Sherwin Chen
by Sherwin Chen
4 min read

Categories

Tags

Introduction

In July 2020, Liu et al. introduced a set of unified normalization-activation layers, namely EvoNorm found by AutoML. In this post, we present EvoNorm as well as the evolution process of finding them, which is rather intersting.

This post is organized as follows:

  1. First, we present the result EvoNorm.
  2. Then we starts from the search space and see a naive random search method is ineffective due to the large spase search space and can easily fail to generalize across architecture.
  3. At last, we discuss the evolution method proposed by Liu et al.

EvoNorm

Two normalization-activation layers are found to be most effective across experiments:

  • The batch-dependent layer EvoNorm-B0:
\[{x\over \max(\sqrt{s^2_{b,w,h}(x)}, v_1x+\sqrt {s_{w,h}^2(x)})}\gamma+\beta\]

where \(\sqrt{s_{b,w,h}(x)}\) is the standard deviation computed along the batch and spatial dimensions of \(x\) and \(\sqrt{s_{w,h}}\) is the standard deviation computed along the spatial dimensions of \(x\). \(\gamma\) and \(\beta\) are the scale and bias in a normal linear layer.

  • The batch-independent layer EvoNorm-S0:
\[{x\sigma(v_1x)\over \sqrt{s_{w,h,c/g}^2(x)}}\gamma+\beta\]

where \(\sigma\) is the sigmoid function.

Interestingly, Both of them normalize data using the standard deviation but neither centralizes the data.

Search Space

**Layer representation: **We represent each normalization-activation layer as a computation graph that transform an input tensor to an output tensor. The computation graph has \(4\) initial nodes, including the input tensor and three auxiliary nodes: a constant zero tensor, and two trainable vectors \(v_0\) and \(v_1\) along the channel dimension initialized as \(0\)’s and \(1\)’s, respectively. We restrict the total number of nodes in the graph to \(4+10=14\). Each intermediate nodes in the graph represents the outcome of either a unary or binary operations (shown in Table 2), where \(x_\mathcal I\) represents a subset of \(x\)’s elements along the dimensions indicated by \(\mathcal I\).

Random Graph Generation: A random computation graph can be generated sequentially from the initial nodes using the operations from Table 2. In their early experiments, they took \(5000\) random samples from the search space and plugged them into three architectures on CIFAR-10. Unfortunately, none of them outperforms BN-ReLU, indicating the high sparsity of the search space. Another observation is that randomly generated layers often suffer from the generalization issue across architectures – some layers performs well on one architecture can fail completely on the others.

Search Method

Evolution

The new method is an evolution algorithm based on a variant of tournament selection. At each step, a tournament is formed based on a random subset(\(5\%\)) of the population. The winner of the tournament is allowed to produce offspring, which will be evaluated and added into the population. The population, thus, improves as the process repeats. We also regularize the evolution by maintaining only a fixed number of the most recent portion of the population. An offspring is produced in three steps. First, we select a intermediate node uniformly at random. Then we replace its current operation with a new one in Table 2 uniformly at random. Finally, we select new predecessors for this node among existing nodes in the graph uniformly at random. In this way, the newly replaced-in node is connected to the same successor as the original node but may to a different predecessor(s).

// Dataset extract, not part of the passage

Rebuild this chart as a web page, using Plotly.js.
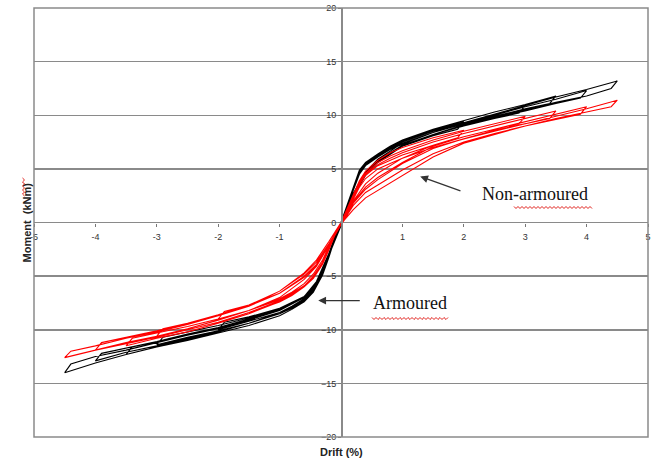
<!DOCTYPE html>
<html><head><meta charset="utf-8">
<script src="https://cdn.plot.ly/plotly-3.0.1.min.js"></script>
<style>html,body{margin:0;padding:0;background:#fff}</style>
</head><body><div id="chart" style="width:660px;height:459px"></div>
<script>
// ---- Data ----
const xTickVals = [-5,-4,-3,-2,-1,0,1,2,3,4,5];
const xTickText = ['-5','-4','-3','-2','-1','','1','2','3','4','5'];
const yTickVals = [-20,-15,-10,-5,0,5,10,15,20];

// Armoured (black) – drift (%) and moment (kNm), cycles of increasing amplitude (2, 3, 3.5, 4, 4.5 %)
const armouredDrift = [
 0,0.1,0.2,0.3,0.4,0.6,0.8,1,1.5,2, 1.9,1.5,1,0.6,0.4,0.2,0.05, -0.1,-0.2,-0.3,-0.45,-0.6,-0.8,-1,-1.5,-2, -1.9,-1.5,-1,-0.6,-0.4,-0.2,0,
 0.1,0.2,0.3,0.4,0.6,0.8,1,1.5,2,2.5,3, 2.9,2.5,2,1.5,1,0.6,0.4,0.2,0.05, -0.1,-0.2,-0.3,-0.45,-0.6,-0.8,-1,-1.5,-2,-2.5,-3, -2.9,-2.5,-2,-1.5,-1,-0.6,-0.4,-0.2,0,
 0.1,0.2,0.3,0.4,0.6,0.8,1,1.5,2,2.5,3,3.5, 3.4,3,2.5,2,1.5,1,0.6,0.4,0.2,0.05, -0.1,-0.2,-0.3,-0.45,-0.6,-0.8,-1,-1.5,-2,-2.5,-3,-3.5, -3.4,-3,-2.5,-2,-1.5,-1,-0.6,-0.4,-0.2,0,
 0.1,0.2,0.3,0.4,0.6,0.8,1,1.5,2,2.5,3,3.5,4, 3.9,3.5,3,2.5,2,1.5,1,0.6,0.4,0.2,0.05, -0.1,-0.2,-0.3,-0.45,-0.6,-0.8,-1,-1.5,-2,-2.5,-3,-3.5,-4, -3.9,-3.5,-3,-2.5,-2,-1.5,-1,-0.6,-0.4,-0.2,0,
 0.1,0.2,0.3,0.4,0.6,0.8,1,1.5,2,2.5,3,3.5,4,4.5, 4.4,4,3.5,3,2.5,2,1.5,1,0.6,0.4,0.2,0.05, -0.1,-0.2,-0.3,-0.45,-0.6,-0.8,-1,-1.5,-2,-2.5,-3,-3.5,-4,-4.5, -4.4,-4,-3.5,-3,-2.5,-2,-1.5,-1,-0.6,-0.4,-0.2,0
];
const armouredMoment = [
 0,1.7,3.4,4.9,5.6,6.4,7.0,7.6,8.6,9.4, 8.7,8.1,7.1,5.8,4.7,2.7,0.6, -1.5,-3.3,-4.9,-6.5,-7.3,-7.9,-8.4,-9.2,-10.0, -9.3,-8.8,-8.0,-6.9,-5.7,-3.1,-0.3,
 1.5,3.2,4.7,5.5,6.3,6.9,7.5,8.5,9.3,10.1,10.9, 10.2,9.7,9.0,8.2,7.2,5.8,4.6,2.6,0.5, -1.4,-3.1,-4.7,-6.4,-7.3,-8.0,-8.5,-9.4,-10.1,-10.7,-11.4, -10.7,-10.2,-9.6,-8.9,-8.0,-6.9,-5.6,-3.0,-0.2,
 1.6,3.3,4.8,5.6,6.4,7.1,7.7,8.7,9.5,10.3,11.0,11.8, 11.1,10.6,9.9,9.2,8.4,7.4,5.9,4.7,2.7,0.5, -1.5,-3.2,-4.8,-6.5,-7.4,-8.1,-8.7,-9.6,-10.3,-11.0,-11.6,-12.3, -11.6,-11.1,-10.5,-9.8,-9.1,-8.2,-7.0,-5.7,-3.1,-0.2,
 1.4,3.1,4.6,5.4,6.2,6.8,7.4,8.4,9.2,10.0,10.8,11.5,12.3, 11.6,11.1,10.4,9.8,9.1,8.2,7.2,5.7,4.5,2.5,0.5, -1.4,-3.0,-4.6,-6.3,-7.2,-7.9,-8.5,-9.4,-10.1,-10.8,-11.5,-12.1,-12.9, -12.2,-11.7,-11.1,-10.4,-9.8,-9.0,-8.1,-6.9,-5.6,-3.0,-0.2,
 1.3,3.0,4.5,5.3,6.1,6.8,7.3,8.4,9.3,10.1,10.9,11.7,12.4,13.2, 12.5,11.8,11.2,10.5,9.8,9.0,8.2,7.1,5.6,4.4,2.4,0.4, -1.3,-2.9,-4.5,-6.2,-7.1,-7.8,-8.4,-9.4,-10.2,-10.9,-11.6,-12.3,-13.1,-14.0, -13.2,-12.5,-11.9,-11.2,-10.5,-9.9,-9.1,-8.1,-6.9,-5.5,-2.9,0
];

// Non-armoured (red) – same drift history
const nonArmouredDrift = [
 0,0.1,0.2,0.3,0.4,0.6,0.8,1,1.5,2, 1.9,1.5,1,0.6,0.4,0.2,0.05, -0.1,-0.2,-0.3,-0.45,-0.6,-0.8,-1,-1.5,-2, -1.9,-1.5,-1,-0.6,-0.4,-0.2,0,
 0.1,0.2,0.3,0.4,0.6,0.8,1,1.5,2,2.5,3, 2.9,2.5,2,1.5,1,0.6,0.4,0.2,0.05, -0.1,-0.2,-0.3,-0.45,-0.6,-0.8,-1,-1.5,-2,-2.5,-3, -2.9,-2.5,-2,-1.5,-1,-0.6,-0.4,-0.2,0,
 0.1,0.2,0.3,0.4,0.6,0.8,1,1.5,2,2.5,3,3.5, 3.4,3,2.5,2,1.5,1,0.6,0.4,0.2,0.05, -0.1,-0.2,-0.3,-0.45,-0.6,-0.8,-1,-1.5,-2,-2.5,-3,-3.5, -3.4,-3,-2.5,-2,-1.5,-1,-0.6,-0.4,-0.2,0,
 0.1,0.2,0.3,0.4,0.6,0.8,1,1.5,2,2.5,3,3.5,4, 3.9,3.5,3,2.5,2,1.5,1,0.6,0.4,0.2,0.05, -0.1,-0.2,-0.3,-0.45,-0.6,-0.8,-1,-1.5,-2,-2.5,-3,-3.5,-4, -3.9,-3.5,-3,-2.5,-2,-1.5,-1,-0.6,-0.4,-0.2,0,
 0.1,0.2,0.3,0.4,0.6,0.8,1,1.5,2,2.5,3,3.5,4,4.5, 4.4,4,3.5,3,2.5,2,1.5,1,0.6,0.4,0.2,0.05, -0.1,-0.2,-0.3,-0.45,-0.6,-0.8,-1,-1.5,-2,-2.5,-3,-3.5,-4,-4.5, -4.4,-4,-3.5,-3,-2.5,-2,-1.5,-1,-0.6,-0.4,-0.2,0
];
const nonArmouredMoment = [
 0,1.3,2.7,3.9,4.8,5.8,6.5,7.0,7.9,8.6, 7.9,7.2,6.0,4.6,3.6,2.0,0.3, -1.2,-2.6,-3.8,-5.1,-5.9,-6.6,-7.2,-8.2,-9.0, -8.3,-7.7,-6.6,-5.1,-4.0,-2.2,-0.2,
 1.2,2.6,3.7,4.6,5.6,6.2,6.7,7.7,8.5,9.2,9.9, 9.2,8.7,8.0,7.1,5.6,4.2,3.3,1.9,0.3, -1.2,-2.6,-3.9,-5.2,-6.0,-6.8,-7.4,-8.4,-9.3,-10.0,-10.6, -9.9,-9.4,-8.6,-7.8,-6.6,-5.0,-3.9,-2.1,-0.2,
 1.15,2.5,3.6,4.5,5.4,6.0,6.5,7.5,8.3,9.0,9.7,10.4, 9.7,9.2,8.6,7.8,6.9,5.5,4.0,3.1,1.8,0.3, -1.15,-2.5,-3.8,-5.1,-6.0,-6.8,-7.4,-8.5,-9.4,-10.2,-10.8,-11.5, -10.8,-10.3,-9.7,-9.0,-8.2,-7.0,-5.3,-4.1,-2.2,-0.2,
 1.1,2.4,3.5,4.4,5.3,5.8,6.3,7.2,8.0,8.7,9.4,10.1,10.8, 10.1,9.6,9.0,8.3,7.5,6.4,4.9,3.5,2.8,1.6,0.3, -1.1,-2.4,-3.7,-5.0,-5.9,-6.7,-7.3,-8.4,-9.3,-10.0,-10.7,-11.3,-11.9, -11.2,-10.7,-10.1,-9.4,-8.6,-7.7,-6.4,-4.8,-3.7,-2.0,-0.2,
 1.0,2.2,3.3,4.1,5.0,5.5,6.0,7.0,7.8,8.5,9.2,9.9,10.6,11.4, 10.8,10.3,9.7,9.0,8.2,7.4,6.1,4.4,3.0,2.3,1.2,0.2, -1.0,-2.2,-3.5,-4.8,-5.7,-6.5,-7.1,-8.2,-9.1,-9.9,-10.6,-11.2,-11.9,-12.6, -12.0,-11.5,-10.8,-10.2,-9.5,-8.7,-7.8,-6.4,-4.7,-3.5,-1.8,0
];

// ---- Geometry helpers for decorations ----
const L = 34, R = 12, T = 8, B = 22, W = 660, H = 459;
const pw = W - L - R, ph = H - T - B;
function px2paper(x, y){ return [(x - L)/pw, (H - B - y)/ph]; }
function squiggleH(x0, x1, y){
  let d = '', i = 0;
  for (let x = x0; x <= x1; x += 2, i++){
    const p = px2paper(x, y + (i % 2 ? 1.5 : -0.5));
    d += (i ? ' L' : 'M') + p[0].toFixed(5) + ',' + p[1].toFixed(5);
  }
  return d;
}
function squiggleV(x, y0, y1){
  let d = '', i = 0;
  for (let y = y0; y <= y1; y += 2, i++){
    const p = px2paper(x + (i % 2 ? 1.5 : -0.5), y);
    d += (i ? ' L' : 'M') + p[0].toFixed(5) + ',' + p[1].toFixed(5);
  }
  return d;
}
const sq = (path) => ({type:'path', xref:'paper', yref:'paper', path, line:{color:'#e0201b', width:1}});

const traces = [
  {x: armouredDrift, y: armouredMoment, mode:'lines', line:{color:'#000', width:1.1}, name:'Armoured', hoverinfo:'skip'},
  {x: nonArmouredDrift, y: nonArmouredMoment, mode:'lines', line:{color:'#ff0000', width:1.1}, name:'Non-armoured', hoverinfo:'skip'}
];

const axisFont = {family:'Liberation Sans, Arial, sans-serif', size:9, color:'#333'};
const layout = {
  width: W, height: H,
  margin: {l:L, r:R, t:T, b:B, pad:0},
  paper_bgcolor:'#fff', plot_bgcolor:'#fff',
  showlegend:false,
  xaxis: {range:[-5,5], tickvals:xTickVals, ticktext:xTickText, showgrid:false, zeroline:false,
          showline:false, ticks:'outside', ticklen:3, tickcolor:'#777', ticklabelstandoff:3,
          anchor:'free', position:0.5, tickfont:axisFont, fixedrange:true},
  yaxis: {range:[-20,20], tickvals:yTickVals, showgrid:true, gridcolor:'#8a8a8a', gridwidth:1.5,
          zeroline:false, showline:true, linecolor:'#8a8a8a', linewidth:1.5,
          ticks:'outside', ticklen:3, tickcolor:'#777',
          anchor:'free', position:0.5, tickfont:axisFont, fixedrange:true},
  shapes: [
    {type:'rect', xref:'paper', yref:'paper', x0:0, x1:1, y0:0, y1:1, line:{color:'#8a8a8a', width:1.5}},
    sq(squiggleH(514, 592, 207)),
    sq(squiggleH(372, 449, 318)),
    sq(squiggleV(23, 178, 197))
  ],
  annotations: [
    {xref:'paper', yref:'paper', x:(341-L)/pw, y:0, yanchor:'middle', yshift:-15, text:'<b>Drift (%)</b>', showarrow:false,
     font:{family:'Liberation Sans, Arial, sans-serif', size:11, color:'#222'}},
    {xref:'paper', yref:'paper', x:(18-L)/pw, y:0.5, textangle:-90, text:'<b>Moment  (kNm)</b>', showarrow:false,
     font:{family:'Liberation Sans, Arial, sans-serif', size:11, color:'#222'}},
    {x:3.16, y:2.7, xref:'x', yref:'y', text:'Non-armoured', showarrow:false,
     font:{family:'Liberation Serif, Times New Roman, serif', size:18, color:'#111'}},
    {x:1.12, y:-7.55, xref:'x', yref:'y', text:'Armoured', showarrow:false,
     font:{family:'Liberation Serif, Times New Roman, serif', size:18, color:'#111'}},
    {x:1.29, y:4.29, xref:'x', yref:'y', ax:1.97, ay:2.9, axref:'x', ayref:'y', text:'',
     showarrow:true, arrowhead:2, arrowsize:1.2, arrowwidth:1.3, arrowcolor:'#333', standoff:0},
    {x:-0.37, y:-7.28, xref:'x', yref:'y', ax:0.33, ay:-7.28, axref:'x', ayref:'y', text:'',
     showarrow:true, arrowhead:2, arrowsize:1.2, arrowwidth:1.3, arrowcolor:'#333', standoff:0}
  ]
};
Plotly.newPlot('chart', traces, layout, {staticPlot:true, displayModeBar:false});
</script>
</body></html>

Rejection protocols to address high sparsity of the search space

Although evolution improves sample efficiency over random search, it does not resolve the high sparsity issue of search space. Liu et al. propose two rejection protocols to filter out bad layers after short training. A layer must pass both tests to be added to the population

  • Quality. We discard layers that achieves less than \(20\%\) CIFAR-10 validation accuracy after training for \(100\) steps. As the vast majority of the candidate layers establish poor accuracy, this mechanism ensures compute resources to concentrate on the full training of a small number of promising candidates. Empirically, this speeds up the search by up to two orders of magnitude.
  • Stability. We also reject layers subject to numerical instability. The basic idea is to stress-test the candidate layer by adversarially adjusting the model weights \(\theta\) towards the direction of maximizing the network’s gradient norm. This helps reveal the potential exploding gradient problems of the network. Formally, let \(\ell(\theta,G)\) be the traning loss of a model when paired with computation graph \(G\) computed based on a small batch of images. Instability of training is reflected by the worst-case gradient norm: \(\max_\theta\Vert\partial\ell(\theta, G)\partial\theta\Vert_2\). We seek to maximize this value by perform gradient ascent along the direction of \(\partial\Vert\partial\ell(\theta, G)\partial\theta\Vert_2\over \partial\theta\) up to \(100\) steps. Layers whose gradient norm exceeding \(10^8\) are rejected. The stability test focuses on robustness because it considers the worst case, hence is complementary to the quality test. This test is highly efficient-gradients as many layers are forced to quickly blow up in less than 5 steps

Multi-architecture evaluation to promote strong generalization

To promote strong generalization, Liu et al. formulate the search as a multi-objective optimization problem, where each candidate layer is always evaluated over multiple different anchor architectures to obtain a set of fitness scores. The architectures chosen include ResNet50(v2), MobileNetV2 and EfficientNet-B0. Widths and strides are adapted w.r.t. the CIFAR-10 dataset. See Figure 4 for the basic block of these architectures.

Tournament Selection Criterion. As now each layer associates to multiple architecture, there are multiple ways to decide the tournament winner:

  • Average: Layer with the highest average accuracy wins (e.g. B in Figure 5 wins)
  • Pareto: A random layer on the Pareto frontier wins (e.g., A, B, C in Figure 5 are equal likely to win)

Empirically, Liu et al. observed that ResNet has a higher accuracy variance than the other two architectures. Hence, under the average criterion, the search will bias towards helping ResNet. They therefore propose to use the Pareto frontier criterion to avoid this bias.

References

Liu, Hanxiao, Andrew Brock, Karen Simonyan, and Quoc V. Le. 2020. “Evolving Normalization-Activation Layers,” 1–17. http://arxiv.org/abs/2004.02967.